I hate drawn out jobs.......I'd bid high.


----------



## drtyhands (Aug 16, 2008)

Looks like a few days of work for a qualified person.
Do you know the one running the job.
Do they know what they are doing.If not they could turn this into stupid so one should bid for it.

If I knew the guy was good I could budget low bid and make money.
If not shoot high.A lot of times you can find out if a guy knows how to run a job if you probe his knowledge on scheduling.
Beware of "big beautiful rainbow".The more the guy mentions them the more I toss flags.


----------



## njoy plumbing (May 19, 2009)

We actually do a lot of these up here. We usually have the basement poured or foundations in before the house is moved on. Also we require a lay out of new plumbing in basement if there is one. As well we inspect all the plumbing in the house to make sure it is to code and not damaged during move prrocess. 
I bid these higher than normal as there is alot of pre work as I have mentioned.
Just wondering, is there a crawl space or basement going in?
Wood or concrete?
I make good money on these as they are really getting more common and most plumbers are scared to quote.
Good luck! :thumbsup:


----------



## Kyle181 (Sep 5, 2008)

why would anyone relocate a peice of crap like that?


----------



## njoy plumbing (May 19, 2009)

Kyle181 said:


> why would anyone relocate a peice of crap like that?


 Diamond in the Rough?


----------



## Protech (Sep 22, 2008)

That's the fanciest stack of firewood I've ever seen


----------



## KCplumber (Dec 31, 2009)

The jobs I don't want, I bid nice and high and if I still get em I'm happy :yes:

That's not going to be that big of a deal, and if it messes with your 

service work, do it on Sat. & Sun.


----------



## AKdaplumba (Jan 12, 2010)

just bid high to make it worth the time


----------



## njoy plumbing (May 19, 2009)

Just got another one yesterday. I actually have sone 1 for this guy before, and he just expected me to do it this time. Same pricing in effect as last time. These are very inexpensive options for starter homes. If I can ever figure out how to to get pics up here I will show you finished products.:blink:


----------



## OldSchool (Jan 30, 2010)

I dont see what you are so scared about.


----------



## ILPlumber (Jun 17, 2008)

OldSchool said:


> I dont see what you are so scared about.


 
You took the words right outta my mouth. Why is this up for debate. Just another small job. Right?


----------



## DUNBAR PLUMBING (Sep 11, 2008)

Someone, hold me 


We the 3 amigos are heading there tomorrow to make a mountain out of a mole hill. should be humdinger of a job! 

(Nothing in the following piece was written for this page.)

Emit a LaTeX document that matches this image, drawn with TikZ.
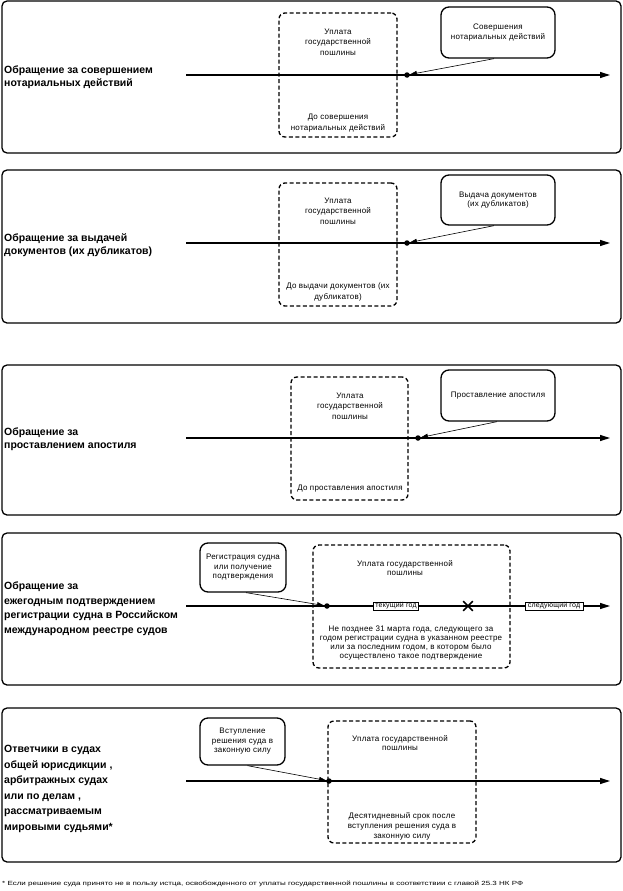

I feel sorry for the electrician; he'll need to just rewire, otherwise 500 junction boxes will be just the start.


----------



## njoy plumbing (May 19, 2009)

DUNBAR PLUMBING said:


> Someone, hold me
> 
> 
> We the 3 amigos are heading there tomorrow to make a mountain out of a mole hill. should be humdinger of a job!
> ...


 Yep, they're the ones that hate them the most. Thats why they charge more.:thumbsup:


----------